::: Provided material :::

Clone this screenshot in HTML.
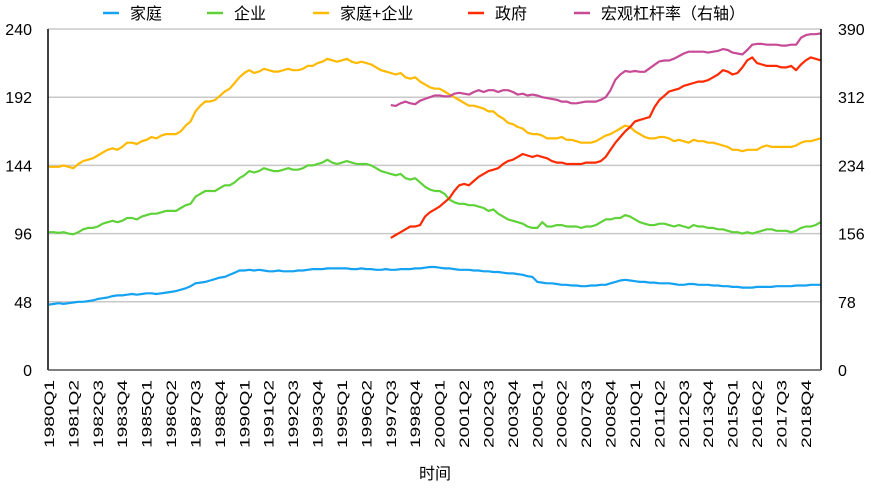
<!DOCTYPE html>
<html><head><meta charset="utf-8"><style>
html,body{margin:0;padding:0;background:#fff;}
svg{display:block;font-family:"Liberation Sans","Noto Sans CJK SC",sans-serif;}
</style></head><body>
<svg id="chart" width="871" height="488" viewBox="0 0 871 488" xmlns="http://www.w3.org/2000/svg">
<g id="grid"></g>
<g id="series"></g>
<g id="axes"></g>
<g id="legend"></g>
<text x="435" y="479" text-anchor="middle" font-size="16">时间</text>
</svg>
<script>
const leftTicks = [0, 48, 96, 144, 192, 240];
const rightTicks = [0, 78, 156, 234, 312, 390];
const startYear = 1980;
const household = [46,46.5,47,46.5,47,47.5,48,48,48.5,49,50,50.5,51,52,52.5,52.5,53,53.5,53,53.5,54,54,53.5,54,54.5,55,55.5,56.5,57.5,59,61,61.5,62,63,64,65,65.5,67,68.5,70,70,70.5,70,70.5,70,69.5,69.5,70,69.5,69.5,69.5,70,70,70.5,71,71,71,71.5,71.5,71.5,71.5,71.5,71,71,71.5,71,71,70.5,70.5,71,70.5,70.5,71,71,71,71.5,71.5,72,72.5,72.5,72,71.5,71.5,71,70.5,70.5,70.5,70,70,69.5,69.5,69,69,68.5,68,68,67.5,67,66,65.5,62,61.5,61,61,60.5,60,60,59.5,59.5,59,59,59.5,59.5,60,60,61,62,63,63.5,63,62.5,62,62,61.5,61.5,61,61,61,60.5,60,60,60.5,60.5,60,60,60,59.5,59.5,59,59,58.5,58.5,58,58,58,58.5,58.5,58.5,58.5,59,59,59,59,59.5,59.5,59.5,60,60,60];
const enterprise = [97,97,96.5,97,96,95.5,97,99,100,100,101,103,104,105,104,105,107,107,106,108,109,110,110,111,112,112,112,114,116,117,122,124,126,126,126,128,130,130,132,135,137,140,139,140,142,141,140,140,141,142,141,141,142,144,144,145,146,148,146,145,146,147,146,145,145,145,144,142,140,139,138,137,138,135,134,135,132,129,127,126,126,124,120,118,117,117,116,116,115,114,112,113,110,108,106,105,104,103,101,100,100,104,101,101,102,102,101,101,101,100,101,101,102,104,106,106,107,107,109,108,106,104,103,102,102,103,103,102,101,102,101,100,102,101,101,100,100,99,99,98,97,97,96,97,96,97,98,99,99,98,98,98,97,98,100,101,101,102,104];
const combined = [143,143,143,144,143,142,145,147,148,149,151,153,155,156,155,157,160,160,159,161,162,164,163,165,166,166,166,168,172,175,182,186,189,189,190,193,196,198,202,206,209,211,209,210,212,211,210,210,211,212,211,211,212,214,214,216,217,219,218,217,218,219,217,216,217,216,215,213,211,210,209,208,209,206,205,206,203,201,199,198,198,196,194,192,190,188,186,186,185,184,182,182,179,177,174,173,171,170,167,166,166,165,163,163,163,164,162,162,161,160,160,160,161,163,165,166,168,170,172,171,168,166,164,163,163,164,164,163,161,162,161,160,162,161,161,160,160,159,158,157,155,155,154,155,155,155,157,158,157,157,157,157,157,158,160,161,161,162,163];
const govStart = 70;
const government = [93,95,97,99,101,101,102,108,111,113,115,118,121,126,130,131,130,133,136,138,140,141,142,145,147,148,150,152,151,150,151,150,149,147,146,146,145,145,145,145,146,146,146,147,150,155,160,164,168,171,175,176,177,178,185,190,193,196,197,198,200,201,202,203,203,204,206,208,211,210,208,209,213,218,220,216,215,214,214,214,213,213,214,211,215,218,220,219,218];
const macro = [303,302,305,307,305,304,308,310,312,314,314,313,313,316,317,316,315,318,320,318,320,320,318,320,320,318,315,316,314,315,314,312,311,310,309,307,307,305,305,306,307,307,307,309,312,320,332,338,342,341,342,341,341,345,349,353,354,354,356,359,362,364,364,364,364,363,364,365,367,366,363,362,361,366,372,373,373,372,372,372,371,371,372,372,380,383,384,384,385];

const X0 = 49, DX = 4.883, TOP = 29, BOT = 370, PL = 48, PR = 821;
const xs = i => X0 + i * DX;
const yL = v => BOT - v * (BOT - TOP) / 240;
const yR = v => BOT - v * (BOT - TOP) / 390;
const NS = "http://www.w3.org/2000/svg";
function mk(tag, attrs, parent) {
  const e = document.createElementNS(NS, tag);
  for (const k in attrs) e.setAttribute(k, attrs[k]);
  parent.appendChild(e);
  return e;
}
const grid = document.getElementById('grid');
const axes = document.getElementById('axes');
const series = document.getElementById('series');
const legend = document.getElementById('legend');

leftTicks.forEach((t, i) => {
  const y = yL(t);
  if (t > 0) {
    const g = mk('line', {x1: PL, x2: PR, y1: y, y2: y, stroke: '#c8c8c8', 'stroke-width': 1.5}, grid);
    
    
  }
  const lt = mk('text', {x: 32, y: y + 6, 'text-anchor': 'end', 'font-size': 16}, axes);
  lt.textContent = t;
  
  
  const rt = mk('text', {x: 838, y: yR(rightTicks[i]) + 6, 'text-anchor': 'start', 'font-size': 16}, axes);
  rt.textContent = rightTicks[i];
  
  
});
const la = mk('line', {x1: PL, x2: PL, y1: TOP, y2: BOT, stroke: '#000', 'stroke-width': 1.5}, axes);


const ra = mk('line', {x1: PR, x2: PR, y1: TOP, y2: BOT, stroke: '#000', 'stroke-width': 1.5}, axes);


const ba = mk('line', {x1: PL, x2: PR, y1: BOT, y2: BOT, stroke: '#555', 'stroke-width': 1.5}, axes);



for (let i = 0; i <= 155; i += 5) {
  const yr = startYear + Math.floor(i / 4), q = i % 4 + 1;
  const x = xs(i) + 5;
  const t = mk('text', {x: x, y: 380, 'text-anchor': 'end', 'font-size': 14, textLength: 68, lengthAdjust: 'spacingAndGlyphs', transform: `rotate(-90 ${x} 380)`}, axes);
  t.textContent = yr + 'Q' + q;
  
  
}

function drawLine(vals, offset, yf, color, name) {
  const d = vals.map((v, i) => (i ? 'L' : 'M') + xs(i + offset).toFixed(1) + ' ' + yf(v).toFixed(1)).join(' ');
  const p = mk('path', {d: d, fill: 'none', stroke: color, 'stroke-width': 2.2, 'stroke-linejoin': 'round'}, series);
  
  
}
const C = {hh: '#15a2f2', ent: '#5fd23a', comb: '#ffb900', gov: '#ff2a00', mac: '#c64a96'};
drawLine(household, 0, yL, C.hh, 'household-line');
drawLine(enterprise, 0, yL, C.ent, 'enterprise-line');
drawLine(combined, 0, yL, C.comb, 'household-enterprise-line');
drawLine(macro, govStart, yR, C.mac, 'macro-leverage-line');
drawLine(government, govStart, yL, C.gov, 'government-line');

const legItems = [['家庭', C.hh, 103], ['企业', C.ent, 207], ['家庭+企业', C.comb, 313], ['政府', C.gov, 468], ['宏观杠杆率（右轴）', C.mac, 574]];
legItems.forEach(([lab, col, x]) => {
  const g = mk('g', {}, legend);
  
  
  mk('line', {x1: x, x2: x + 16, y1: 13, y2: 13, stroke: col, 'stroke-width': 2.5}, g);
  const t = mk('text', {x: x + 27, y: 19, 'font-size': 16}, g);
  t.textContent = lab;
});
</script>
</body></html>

:::

* _Task to carry out_
Leave out the pictures and give the listing above again exactly.

* _Result of this exercise_
Clone this screenshot in HTML.
<!DOCTYPE html>
<html><head><meta charset="utf-8"><style>
html,body{margin:0;padding:0;background:#fff;}
svg{display:block;font-family:"Liberation Sans","Noto Sans CJK SC",sans-serif;}
</style></head><body>
<svg id="chart" width="871" height="488" viewBox="0 0 871 488" xmlns="http://www.w3.org/2000/svg">
<g id="grid"></g>
<g id="series"></g>
<g id="axes"></g>
<g id="legend"></g>
<text x="435" y="479" text-anchor="middle" font-size="16">时间</text>
</svg>
<script>
const leftTicks = [0, 48, 96, 144, 192, 240];
const rightTicks = [0, 78, 156, 234, 312, 390];
const startYear = 1980;
const household = [46,46.5,47,46.5,47,47.5,48,48,48.5,49,50,50.5,51,52,52.5,52.5,53,53.5,53,53.5,54,54,53.5,54,54.5,55,55.5,56.5,57.5,59,61,61.5,62,63,64,65,65.5,67,68.5,70,70,70.5,70,70.5,70,69.5,69.5,70,69.5,69.5,69.5,70,70,70.5,71,71,71,71.5,71.5,71.5,71.5,71.5,71,71,71.5,71,71,70.5,70.5,71,70.5,70.5,71,71,71,71.5,71.5,72,72.5,72.5,72,71.5,71.5,71,70.5,70.5,70.5,70,70,69.5,69.5,69,69,68.5,68,68,67.5,67,66,65.5,62,61.5,61,61,60.5,60,60,59.5,59.5,59,59,59.5,59.5,60,60,61,62,63,63.5,63,62.5,62,62,61.5,61.5,61,61,61,60.5,60,60,60.5,60.5,60,60,60,59.5,59.5,59,59,58.5,58.5,58,58,58,58.5,58.5,58.5,58.5,59,59,59,59,59.5,59.5,59.5,60,60,60];
const enterprise = [97,97,96.5,97,96,95.5,97,99,100,100,101,103,104,105,104,105,107,107,106,108,109,110,110,111,112,112,112,114,116,117,122,124,126,126,126,128,130,130,132,135,137,140,139,140,142,141,140,140,141,142,141,141,142,144,144,145,146,148,146,145,146,147,146,145,145,145,144,142,140,139,138,137,138,135,134,135,132,129,127,126,126,124,120,118,117,117,116,116,115,114,112,113,110,108,106,105,104,103,101,100,100,104,101,101,102,102,101,101,101,100,101,101,102,104,106,106,107,107,109,108,106,104,103,102,102,103,103,102,101,102,101,100,102,101,101,100,100,99,99,98,97,97,96,97,96,97,98,99,99,98,98,98,97,98,100,101,101,102,104];
const combined = [143,143,143,144,143,142,145,147,148,149,151,153,155,156,155,157,160,160,159,161,162,164,163,165,166,166,166,168,172,175,182,186,189,189,190,193,196,198,202,206,209,211,209,210,212,211,210,210,211,212,211,211,212,214,214,216,217,219,218,217,218,219,217,216,217,216,215,213,211,210,209,208,209,206,205,206,203,201,199,198,198,196,194,192,190,188,186,186,185,184,182,182,179,177,174,173,171,170,167,166,166,165,163,163,163,164,162,162,161,160,160,160,161,163,165,166,168,170,172,171,168,166,164,163,163,164,164,163,161,162,161,160,162,161,161,160,160,159,158,157,155,155,154,155,155,155,157,158,157,157,157,157,157,158,160,161,161,162,163];
const govStart = 70;
const government = [93,95,97,99,101,101,102,108,111,113,115,118,121,126,130,131,130,133,136,138,140,141,142,145,147,148,150,152,151,150,151,150,149,147,146,146,145,145,145,145,146,146,146,147,150,155,160,164,168,171,175,176,177,178,185,190,193,196,197,198,200,201,202,203,203,204,206,208,211,210,208,209,213,218,220,216,215,214,214,214,213,213,214,211,215,218,220,219,218];
const macro = [303,302,305,307,305,304,308,310,312,314,314,313,313,316,317,316,315,318,320,318,320,320,318,320,320,318,315,316,314,315,314,312,311,310,309,307,307,305,305,306,307,307,307,309,312,320,332,338,342,341,342,341,341,345,349,353,354,354,356,359,362,364,364,364,364,363,364,365,367,366,363,362,361,366,372,373,373,372,372,372,371,371,372,372,380,383,384,384,385];

const X0 = 49, DX = 4.883, TOP = 29, BOT = 370, PL = 48, PR = 821;
const xs = i => X0 + i * DX;
const yL = v => BOT - v * (BOT - TOP) / 240;
const yR = v => BOT - v * (BOT - TOP) / 390;
const NS = "http://www.w3.org/2000/svg";
function mk(tag, attrs, parent) {
  const e = document.createElementNS(NS, tag);
  for (const k in attrs) e.setAttribute(k, attrs[k]);
  parent.appendChild(e);
  return e;
}
const grid = document.getElementById('grid');
const axes = document.getElementById('axes');
const series = document.getElementById('series');
const legend = document.getElementById('legend');

leftTicks.forEach((t, i) => {
  const y = yL(t);
  if (t > 0) {
    const g = mk('line', {x1: PL, x2: PR, y1: y, y2: y, stroke: '#c8c8c8', 'stroke-width': 1.5}, grid);
    
    
  }
  const lt = mk('text', {x: 32, y: y + 6, 'text-anchor': 'end', 'font-size': 16}, axes);
  lt.textContent = t;
  
  
  const rt = mk('text', {x: 838, y: yR(rightTicks[i]) + 6, 'text-anchor': 'start', 'font-size': 16}, axes);
  rt.textContent = rightTicks[i];
  
  
});
const la = mk('line', {x1: PL, x2: PL, y1: TOP, y2: BOT, stroke: '#000', 'stroke-width': 1.5}, axes);


const ra = mk('line', {x1: PR, x2: PR, y1: TOP, y2: BOT, stroke: '#000', 'stroke-width': 1.5}, axes);


const ba = mk('line', {x1: PL, x2: PR, y1: BOT, y2: BOT, stroke: '#555', 'stroke-width': 1.5}, axes);



for (let i = 0; i <= 155; i += 5) {
  const yr = startYear + Math.floor(i / 4), q = i % 4 + 1;
  const x = xs(i) + 5;
  const t = mk('text', {x: x, y: 380, 'text-anchor': 'end', 'font-size': 14, textLength: 68, lengthAdjust: 'spacingAndGlyphs', transform: `rotate(-90 ${x} 380)`}, axes);
  t.textContent = yr + 'Q' + q;
  
  
}

function drawLine(vals, offset, yf, color, name) {
  const d = vals.map((v, i) => (i ? 'L' : 'M') + xs(i + offset).toFixed(1) + ' ' + yf(v).toFixed(1)).join(' ');
  const p = mk('path', {d: d, fill: 'none', stroke: color, 'stroke-width': 2.2, 'stroke-linejoin': 'round'}, series);
  
  
}
const C = {hh: '#15a2f2', ent: '#5fd23a', comb: '#ffb900', gov: '#ff2a00', mac: '#c64a96'};
drawLine(household, 0, yL, C.hh, 'household-line');
drawLine(enterprise, 0, yL, C.ent, 'enterprise-line');
drawLine(combined, 0, yL, C.comb, 'household-enterprise-line');
drawLine(macro, govStart, yR, C.mac, 'macro-leverage-line');
drawLine(government, govStart, yL, C.gov, 'government-line');

const legItems = [['家庭', C.hh, 103], ['企业', C.ent, 207], ['家庭+企业', C.comb, 313], ['政府', C.gov, 468], ['宏观杠杆率（右轴）', C.mac, 574]];
legItems.forEach(([lab, col, x]) => {
  const g = mk('g', {}, legend);
  
  
  mk('line', {x1: x, x2: x + 16, y1: 13, y2: 13, stroke: col, 'stroke-width': 2.5}, g);
  const t = mk('text', {x: x + 27, y: 19, 'font-size': 16}, g);
  t.textContent = lab;
});
</script>
</body></html>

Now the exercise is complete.